● Problem statement
In the lines below, output everything from the first line through the line containing "plt.rcParams['mathtext.it'] = 'Liberation" exactly as it is. Pictures are not part of the output.

========

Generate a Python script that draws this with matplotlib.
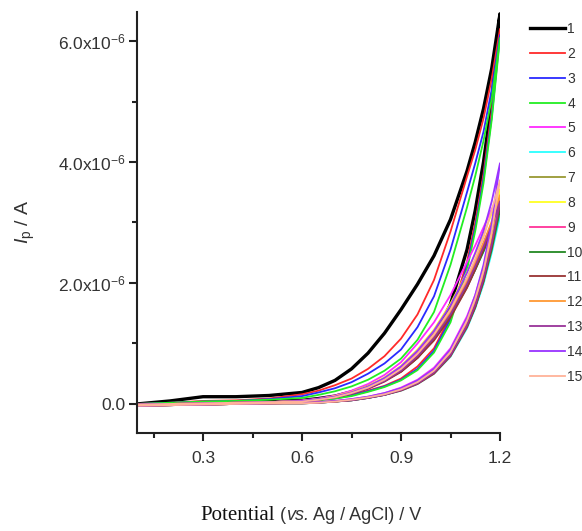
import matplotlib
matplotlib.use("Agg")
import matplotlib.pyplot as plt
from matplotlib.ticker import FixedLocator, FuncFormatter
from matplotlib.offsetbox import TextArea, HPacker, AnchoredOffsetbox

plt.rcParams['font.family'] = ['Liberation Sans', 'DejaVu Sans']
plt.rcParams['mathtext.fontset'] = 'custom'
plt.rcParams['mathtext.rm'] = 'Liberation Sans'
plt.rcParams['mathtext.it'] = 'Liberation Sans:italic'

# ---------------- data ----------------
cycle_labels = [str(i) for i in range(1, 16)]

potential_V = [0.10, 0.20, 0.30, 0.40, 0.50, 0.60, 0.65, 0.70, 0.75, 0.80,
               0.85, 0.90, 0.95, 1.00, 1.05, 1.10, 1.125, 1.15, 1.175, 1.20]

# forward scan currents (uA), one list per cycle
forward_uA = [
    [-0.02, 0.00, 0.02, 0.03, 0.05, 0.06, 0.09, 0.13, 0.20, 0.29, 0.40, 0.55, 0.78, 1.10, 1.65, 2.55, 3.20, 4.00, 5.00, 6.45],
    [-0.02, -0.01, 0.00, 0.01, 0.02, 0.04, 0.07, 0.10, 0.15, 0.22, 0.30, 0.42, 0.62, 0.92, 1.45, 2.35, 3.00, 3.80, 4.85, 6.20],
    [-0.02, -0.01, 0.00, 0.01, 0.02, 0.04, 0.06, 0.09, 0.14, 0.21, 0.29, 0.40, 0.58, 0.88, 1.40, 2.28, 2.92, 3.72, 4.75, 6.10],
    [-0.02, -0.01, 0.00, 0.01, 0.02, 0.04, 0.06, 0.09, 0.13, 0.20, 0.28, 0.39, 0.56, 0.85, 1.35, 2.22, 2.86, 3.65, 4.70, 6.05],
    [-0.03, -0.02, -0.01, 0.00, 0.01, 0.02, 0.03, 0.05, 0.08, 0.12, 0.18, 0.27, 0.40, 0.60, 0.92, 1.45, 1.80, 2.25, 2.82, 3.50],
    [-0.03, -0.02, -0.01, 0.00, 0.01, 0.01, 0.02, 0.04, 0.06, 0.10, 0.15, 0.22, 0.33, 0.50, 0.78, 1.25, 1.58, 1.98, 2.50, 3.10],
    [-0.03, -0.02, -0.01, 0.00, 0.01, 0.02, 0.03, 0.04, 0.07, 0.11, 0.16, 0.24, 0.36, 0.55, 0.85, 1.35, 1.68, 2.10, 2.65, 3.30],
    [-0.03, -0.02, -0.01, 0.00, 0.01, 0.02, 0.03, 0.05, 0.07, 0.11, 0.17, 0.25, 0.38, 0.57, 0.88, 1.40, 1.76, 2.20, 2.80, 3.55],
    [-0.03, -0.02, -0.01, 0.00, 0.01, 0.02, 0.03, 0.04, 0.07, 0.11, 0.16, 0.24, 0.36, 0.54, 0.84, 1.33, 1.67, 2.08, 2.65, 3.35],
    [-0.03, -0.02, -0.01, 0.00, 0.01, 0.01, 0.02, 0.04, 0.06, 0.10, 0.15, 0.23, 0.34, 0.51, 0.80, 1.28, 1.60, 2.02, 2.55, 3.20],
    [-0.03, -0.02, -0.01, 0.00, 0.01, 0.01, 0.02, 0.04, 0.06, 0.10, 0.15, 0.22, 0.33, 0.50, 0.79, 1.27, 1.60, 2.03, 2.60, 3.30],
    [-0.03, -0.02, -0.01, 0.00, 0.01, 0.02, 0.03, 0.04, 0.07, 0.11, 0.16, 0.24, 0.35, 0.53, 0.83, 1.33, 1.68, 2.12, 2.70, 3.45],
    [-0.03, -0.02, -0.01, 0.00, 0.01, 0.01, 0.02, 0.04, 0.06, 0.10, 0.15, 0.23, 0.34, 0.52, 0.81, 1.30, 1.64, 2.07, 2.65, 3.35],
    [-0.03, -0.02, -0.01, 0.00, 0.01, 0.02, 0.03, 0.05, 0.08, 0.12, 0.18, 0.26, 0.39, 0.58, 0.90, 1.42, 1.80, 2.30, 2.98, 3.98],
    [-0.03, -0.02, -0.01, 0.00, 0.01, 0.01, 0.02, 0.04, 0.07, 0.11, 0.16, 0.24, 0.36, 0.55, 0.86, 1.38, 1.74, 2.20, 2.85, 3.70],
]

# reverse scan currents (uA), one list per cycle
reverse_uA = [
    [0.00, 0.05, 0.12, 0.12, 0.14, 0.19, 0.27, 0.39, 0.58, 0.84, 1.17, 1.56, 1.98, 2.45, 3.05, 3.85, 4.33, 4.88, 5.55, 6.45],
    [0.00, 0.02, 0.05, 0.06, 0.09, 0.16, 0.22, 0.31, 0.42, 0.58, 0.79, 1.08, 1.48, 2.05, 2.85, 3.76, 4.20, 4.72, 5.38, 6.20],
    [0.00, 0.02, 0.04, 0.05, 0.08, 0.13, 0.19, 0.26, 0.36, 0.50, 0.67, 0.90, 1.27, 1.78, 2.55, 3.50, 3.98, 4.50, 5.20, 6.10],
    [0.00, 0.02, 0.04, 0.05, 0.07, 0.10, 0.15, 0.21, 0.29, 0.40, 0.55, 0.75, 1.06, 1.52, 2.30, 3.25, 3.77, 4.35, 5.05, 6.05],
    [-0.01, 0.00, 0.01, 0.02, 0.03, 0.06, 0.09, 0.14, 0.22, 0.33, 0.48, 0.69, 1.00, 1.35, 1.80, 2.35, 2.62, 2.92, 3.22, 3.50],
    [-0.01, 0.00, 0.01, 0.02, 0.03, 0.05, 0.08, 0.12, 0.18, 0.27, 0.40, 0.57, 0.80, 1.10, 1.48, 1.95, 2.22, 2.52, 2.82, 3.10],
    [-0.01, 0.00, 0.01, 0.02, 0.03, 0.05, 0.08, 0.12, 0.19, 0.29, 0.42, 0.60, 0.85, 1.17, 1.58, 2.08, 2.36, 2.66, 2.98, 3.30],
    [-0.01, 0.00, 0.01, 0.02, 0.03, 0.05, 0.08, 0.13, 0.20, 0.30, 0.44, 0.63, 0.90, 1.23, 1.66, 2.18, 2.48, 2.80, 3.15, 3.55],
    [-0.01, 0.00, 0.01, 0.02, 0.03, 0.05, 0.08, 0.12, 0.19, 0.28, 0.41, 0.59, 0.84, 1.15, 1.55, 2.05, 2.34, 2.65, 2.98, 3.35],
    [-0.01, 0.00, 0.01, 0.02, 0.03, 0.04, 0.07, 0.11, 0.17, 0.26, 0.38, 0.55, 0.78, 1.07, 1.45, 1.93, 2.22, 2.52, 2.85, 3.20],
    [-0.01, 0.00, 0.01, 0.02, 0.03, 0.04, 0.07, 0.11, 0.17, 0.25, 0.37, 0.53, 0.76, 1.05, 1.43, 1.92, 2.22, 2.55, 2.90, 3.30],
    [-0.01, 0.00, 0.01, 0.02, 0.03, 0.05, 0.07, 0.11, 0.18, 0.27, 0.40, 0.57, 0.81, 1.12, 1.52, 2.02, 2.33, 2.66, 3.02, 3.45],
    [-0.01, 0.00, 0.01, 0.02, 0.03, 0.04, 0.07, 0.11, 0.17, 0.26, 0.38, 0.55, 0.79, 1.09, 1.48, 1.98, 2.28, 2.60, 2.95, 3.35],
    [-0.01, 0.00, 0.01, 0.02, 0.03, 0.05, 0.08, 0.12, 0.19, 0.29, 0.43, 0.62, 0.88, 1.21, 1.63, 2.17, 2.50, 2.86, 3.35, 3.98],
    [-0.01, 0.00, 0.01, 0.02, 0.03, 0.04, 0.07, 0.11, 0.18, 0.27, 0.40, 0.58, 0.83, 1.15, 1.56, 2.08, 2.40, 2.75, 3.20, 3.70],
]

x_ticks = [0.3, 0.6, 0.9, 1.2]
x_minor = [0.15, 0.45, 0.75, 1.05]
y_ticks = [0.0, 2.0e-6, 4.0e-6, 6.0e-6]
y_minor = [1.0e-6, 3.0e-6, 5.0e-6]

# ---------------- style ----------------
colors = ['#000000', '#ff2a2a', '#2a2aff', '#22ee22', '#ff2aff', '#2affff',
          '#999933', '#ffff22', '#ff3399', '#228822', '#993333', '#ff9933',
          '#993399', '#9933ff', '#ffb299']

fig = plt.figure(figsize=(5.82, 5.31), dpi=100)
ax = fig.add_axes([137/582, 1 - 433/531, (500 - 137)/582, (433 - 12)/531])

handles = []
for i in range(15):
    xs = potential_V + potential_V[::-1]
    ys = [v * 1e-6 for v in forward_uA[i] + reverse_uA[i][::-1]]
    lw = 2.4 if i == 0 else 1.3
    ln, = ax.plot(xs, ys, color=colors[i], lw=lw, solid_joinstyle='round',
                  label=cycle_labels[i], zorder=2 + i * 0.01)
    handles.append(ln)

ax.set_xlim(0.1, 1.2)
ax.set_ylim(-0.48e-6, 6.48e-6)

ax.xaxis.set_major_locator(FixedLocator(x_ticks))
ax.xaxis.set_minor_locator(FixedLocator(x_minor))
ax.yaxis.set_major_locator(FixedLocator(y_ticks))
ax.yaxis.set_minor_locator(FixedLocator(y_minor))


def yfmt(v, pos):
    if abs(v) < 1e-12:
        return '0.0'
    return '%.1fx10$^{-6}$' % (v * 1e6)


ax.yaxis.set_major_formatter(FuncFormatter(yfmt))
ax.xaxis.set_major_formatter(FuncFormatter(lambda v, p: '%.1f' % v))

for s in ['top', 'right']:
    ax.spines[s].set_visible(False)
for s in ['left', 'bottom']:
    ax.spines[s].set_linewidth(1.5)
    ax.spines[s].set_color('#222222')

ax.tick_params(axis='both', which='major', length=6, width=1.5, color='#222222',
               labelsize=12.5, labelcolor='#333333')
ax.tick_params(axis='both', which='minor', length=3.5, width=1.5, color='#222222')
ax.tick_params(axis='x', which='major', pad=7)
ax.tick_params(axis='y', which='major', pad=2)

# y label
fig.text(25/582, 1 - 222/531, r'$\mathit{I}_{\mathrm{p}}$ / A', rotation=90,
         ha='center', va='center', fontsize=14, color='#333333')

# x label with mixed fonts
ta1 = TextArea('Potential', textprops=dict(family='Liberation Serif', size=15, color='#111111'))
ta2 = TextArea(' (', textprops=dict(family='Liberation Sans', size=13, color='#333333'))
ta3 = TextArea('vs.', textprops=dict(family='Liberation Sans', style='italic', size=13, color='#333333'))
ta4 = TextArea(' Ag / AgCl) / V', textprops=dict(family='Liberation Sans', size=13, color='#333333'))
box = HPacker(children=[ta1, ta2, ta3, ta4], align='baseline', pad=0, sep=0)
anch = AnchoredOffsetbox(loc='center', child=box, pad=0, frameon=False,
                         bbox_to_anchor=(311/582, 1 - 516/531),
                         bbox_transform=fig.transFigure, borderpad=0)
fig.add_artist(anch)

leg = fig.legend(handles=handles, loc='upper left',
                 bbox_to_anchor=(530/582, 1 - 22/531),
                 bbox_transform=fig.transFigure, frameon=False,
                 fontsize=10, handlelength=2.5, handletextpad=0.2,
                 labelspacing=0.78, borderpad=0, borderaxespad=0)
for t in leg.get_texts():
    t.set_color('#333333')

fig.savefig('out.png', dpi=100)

========

● Exercise output
Generate a Python script that draws this with matplotlib.
import matplotlib
matplotlib.use("Agg")
import matplotlib.pyplot as plt
from matplotlib.ticker import FixedLocator, FuncFormatter
from matplotlib.offsetbox import TextArea, HPacker, AnchoredOffsetbox

plt.rcParams['font.family'] = ['Liberation Sans', 'DejaVu Sans']
plt.rcParams['mathtext.fontset'] = 'custom'
plt.rcParams['mathtext.rm'] = 'Liberation Sans'
plt.rcParams['mathtext.it'] = 'Liberation Sans:italic'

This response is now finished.